CDC recommended that schools foster school connectedness, among other solutions, to address worsening student mental health. Students who feel more connected to their school are more likely to earn higher grades and test scores, less likely to engage in risky behaviors, and less apt to experience emotional distress and thoughts of suicide in the teen years, according to the agency.
However, the GAO report found that Black girls reported feeling less safe and less connected to their schools than other groups of girls. Black girls, for example, were more likely than White girls to say they were afraid of being attacked on school property, and they were more likely than White or Asian girls to disagree that teachers at their school treat students with respect. Black girls also reported feeling more frequently that school rules were unfair.
GAO researchers also interviewed young women ages 18-24 about their K-12 experiences, and what they learned mirrored the data reviewed, according to Jackie Nowicki, director of GAO's Education, Workforce, and Income Security division.
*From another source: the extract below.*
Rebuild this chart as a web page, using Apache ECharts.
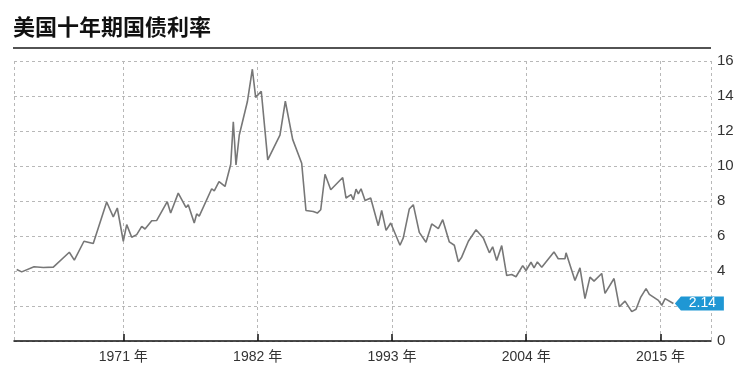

"And it showed us that the girls themselves are aware that even when they behave similarly
to their peers or perform well academically, they may be treated differently at school because of their race and their gender," Nowicki said during a Sept. 19 podcast on the report's findings. "So, there are educational consequences, economic consequences, and emotional consequences, and physical consequences for girls' safety and well-being."
A 2020 study led by a Princeton University researcher showed that teachers are not less likely than those in other professions to harbor explicit and implicit bias toward Black people. Last year, a small study of one diverse California district showed that extensive use of referrals by a small group of teachers contributed significantly to discipline gaps between Black and White students.
Targeted support and interventions for such teachers may help reduce biases, both studies found.